Deregulation brought with it a tendency for manufacturers to begin to acquire operators. At Televerket in Sweden, this was, naturally enough, a sensitive issue. Bo Magnusson recounts: “It was a concept we always advised Ericsson against trying. It was an effective way of closing off many openings for the supply of equipment.”
However, that was exactly what Motorola did in Hong Kong, for instance, and it was noted at Ericsson that the competitor was also trying to move into other places as well. Johansson says: “At strategy meetings, we asked ourselves how we should act and concluded that we could get involved as operators to a limited extent, but not close to home.”

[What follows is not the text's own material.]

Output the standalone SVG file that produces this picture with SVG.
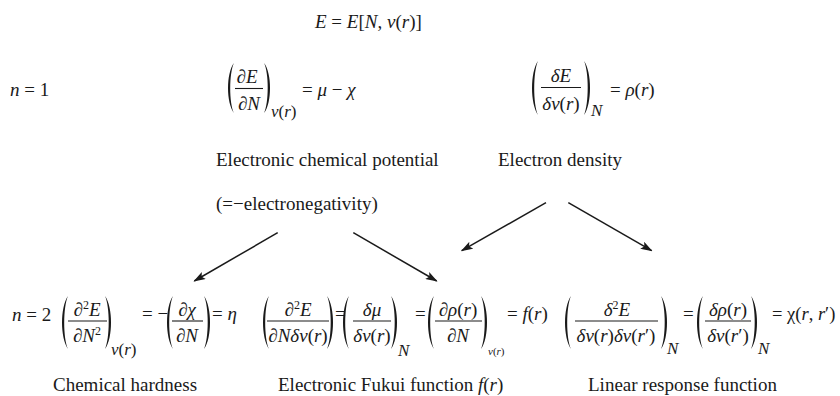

This question became a burning issue in the context of ERA’s successful push into the US in the mid-1980s. “We had a number of chances to set ourselves up as an operator. We were often offered warranties, for instance, in compensation for the delivery credits we made available – options that would have enabled us to buy into the operators. We could have taken on a 20–25 percent holding in Cantel on very good terms. But for policy reasons we did not get the green light from the group executive team,” says Johansson.
Buenos Aires was another test case. Ericsson had been functioning as an operator in Argentina for a long time. When licenses for mobile operations were initiated, Ericsson agreed with Bell South to submit a joint application.
'SURE WE WOULD HET ALICENSE'
Johansson recounts: “We had lobbied effectively and were sure that we would get a license. When we were going to draw up a letter of intent for the Bell Company, their response was negative, however, and we got no explanation until it became clear that they would be cooperating instead with Motorola. We suspected, rightly or wrongly, that American intelligence interests were behind this. Motorola had good contacts with the defense area, which it exploited.”
A new attempt was made when a third GSM license was on the cards in the UK. Johansson and his colleague Mats Ljunggren started negotiating with Hutchison and GTE. “We agreed on Ericsson taking a third of the partnership in the new operating company that was going to be set up, and left the meetings with a consortium agreement that was ten centimeters thick.”
The day after the application had been announced, Johansson was summoned to Svedberg who ordered its withdrawal. “The current head of British Telecom had rung Björn to tell him off and threatened to cancel all orders for AXE and other equipment if we started competing with them in mobile telephony,” Johansson says.
The consortium found an English cable-TV company to act as the third partner. The operating company that was formed was called Orange, and has since been acquired by France Telecom.